Hamilton-Gribenas has also done Roller Derby and dance party fundraisers, a bike ride and talk with a cancer survivor (Ezra Caldwell–also a contributor to the book), and other events around the city to promote and support the organization.

Poster for the release party by Mike Budai

photos used courtesy of Charissa Hamilton-Gribenas

If you’re fighting a disease (cancer or another health problem), or know someone who has cancer or has fought cancer, this could be a great resource for you.  Click on the links to find out more, or become friends with BRICKS on Facebook..

And you can also check out these books from the library:

Teenage Cancer Journey by Kathleen Gill:

At times both humorous and heart-wrenching, Teenage Cancer Journey describes the author’s personal struggles with philosophical questions (“Why me?”), as well as with practical dilemmas (“Will my wig stay on while I’m riding a roller coaster?”).


Teens with cancer by Gail B. Stewart ; photographs by Carl Franzén. : Four young cancer patients talk about how they were diagnosed with cancer, the support they received, and their chances for recovery.

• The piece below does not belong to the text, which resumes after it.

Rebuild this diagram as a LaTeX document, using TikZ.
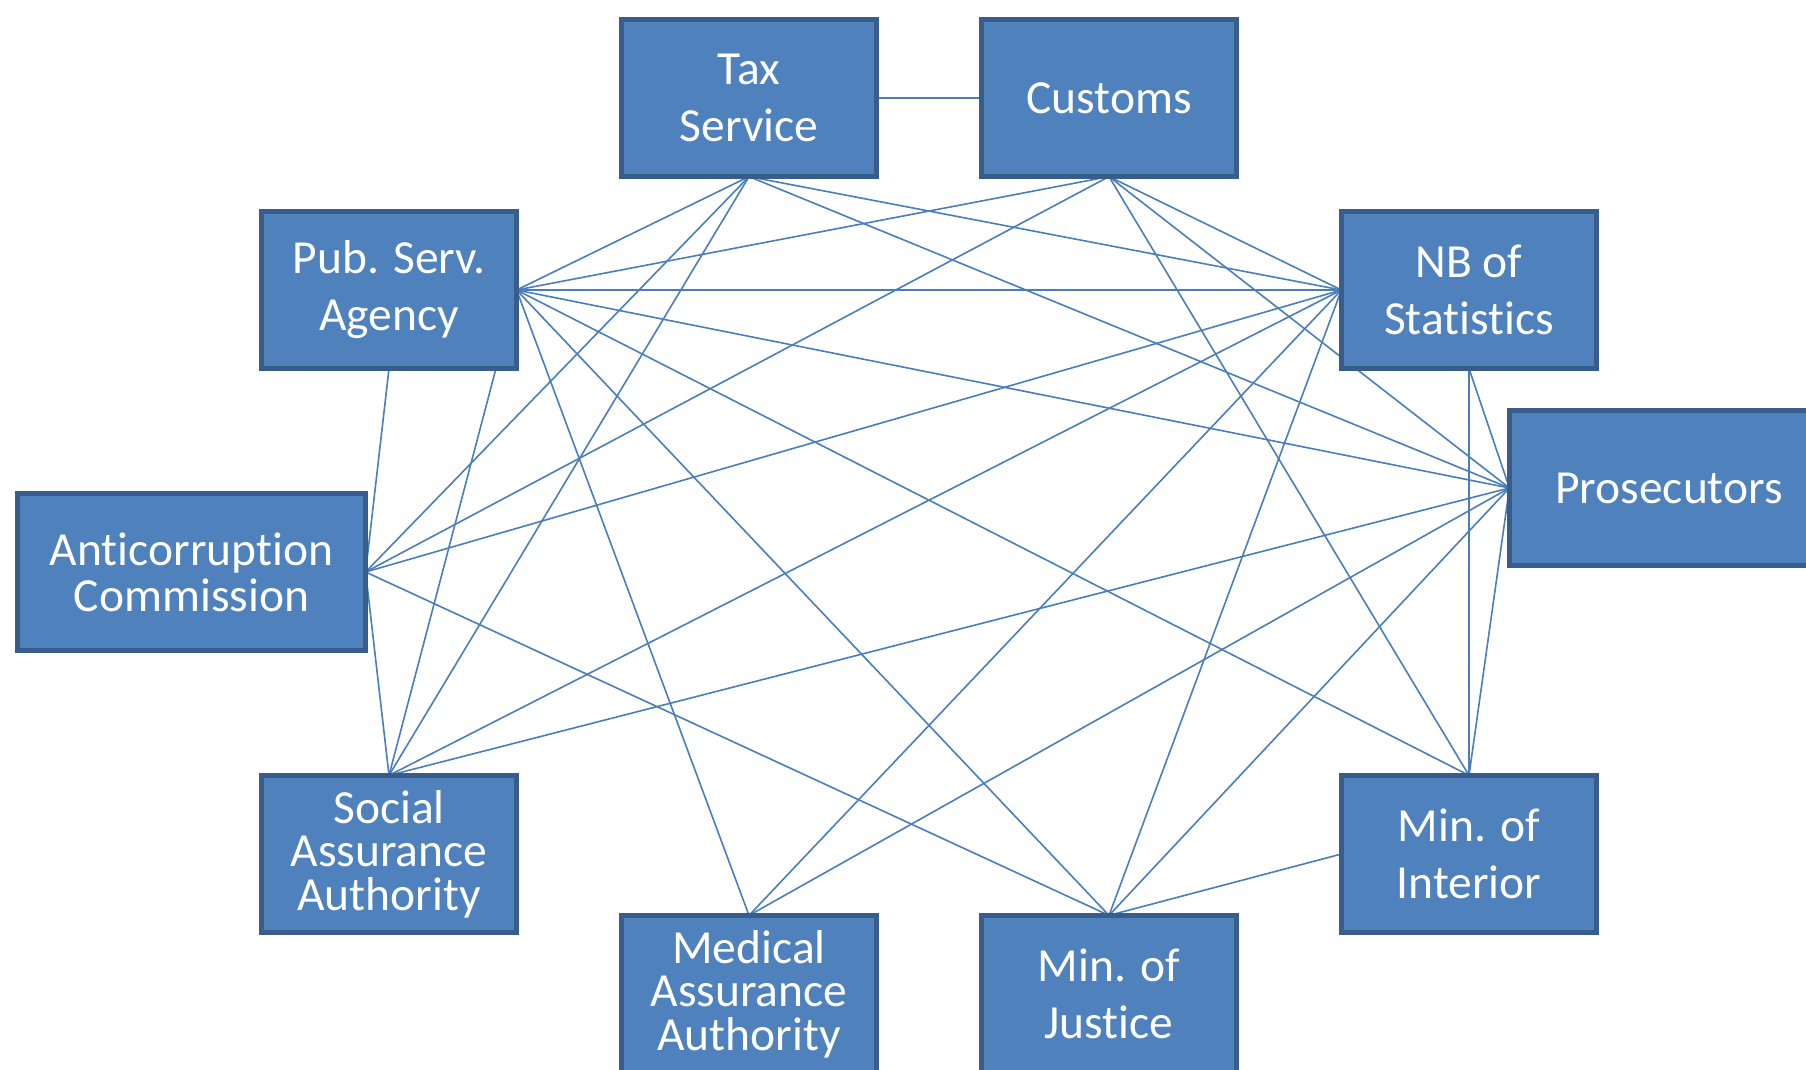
\documentclass[tikz,border=0pt]{standalone}
\usepackage{fontspec}
\setmainfont{Carlito}[Ligatures=NoCommon]
\usetikzlibrary{backgrounds}
\definecolor{boxfill}{HTML}{4F81BD}
\definecolor{boxline}{HTML}{385D8A}
\definecolor{linkc}{HTML}{4A7EBB}
\begin{document}
\begin{tikzpicture}[x=1pt,y=-1pt,
  box/.style={draw=boxline, line width=4.8pt, fill=boxfill, text=white, align=center,
    inner sep=0pt, outer sep=0pt, minimum width=255.2pt, minimum height=157.2pt,
    font=\fontsize{47.5}{57}\selectfont},
  three/.style={font=\fontsize{47.5}{43.5}\selectfont},
  link/.style={draw=linkc, line width=1.6pt}]
\useasboundingbox (0,0) rectangle (1806,1070);
\clip (0,0) rectangle (1806,1070);
\node[box] (tax) at (749,98) {Tax\\Service};
\node[box] (cus) at (1109,98) {Customs};
\node[box] (pub) at (389,290) {Pub. Serv.\\Agency};
\node[box] (nbs) at (1469,290) {NB of\\Statistics};
\node[box, minimum width=319.2pt, minimum height=155.2pt] (pros) at (1669,488) {Prosecutors};
\node[box, minimum width=348.2pt, font=\fontsize{47.5}{46}\selectfont] (anti) at (191.5,572) {Anticorruption\\Commission};
\node[box, three] (soc) at (389,854) {Social\\Assurance\\Authority};
\node[box] (inter) at (1469,854) {Min. of\\Interior};
\node[box, three] (med) at (749,994) {Medical\\Assurance\\Authority};
\node[box] (jus) at (1109,994) {Min. of\\Justice};
\begin{scope}[on background layer]
  \draw[link] (tax.east) -- (cus.west);
  \foreach \b in {pub.east, anti.east, soc.north, nbs.west, pros.west}
    \draw[link] (tax.south) -- (\b);
  \foreach \b in {pub.east, anti.east, nbs.west, pros.west, inter.north}
    \draw[link] (cus.south) -- (\b);
  \foreach \b in {nbs.west, pros.west, inter.north, jus.north, med.north, soc.north}
    \draw[link] (pub.east) -- (\b);
  \draw[link] (pub.south) -- (anti.east);
  \foreach \b in {anti.east, soc.north, med.north, jus.north}
    \draw[link] (nbs.west) -- (\b);
  \draw[link] (nbs.south) -- (pros.west);
  \draw[link] (nbs.south) -- (inter.north);
  \foreach \b in {soc.north, med.north, jus.north, inter.north}
    \draw[link] (pros.west) -- (\b);
  \draw[link] (anti.east) -- (jus.north);
  \draw[link] (anti.east) -- (soc.north);
  \draw[link] (inter.west) -- (jus.north);
\end{scope}
\end{tikzpicture}
\end{document}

After ever after by Jordan Sonnenblick : Although Jeff and Tad, encouraged by a new friend, Lindsey, make a deal to help one another overcome aftereffects of their cancer treatments in preparation for eighth-grade graduation, Jeff still craves advice from his older brother Stephen, who is studying drums in Africa.


Notes from the Dog by Gary Paulsen: When Johanna shows up at the beginning of summer to house-sit next door to Finn, he has no idea of the profound effect she will have on his life by the time summer vacation is over.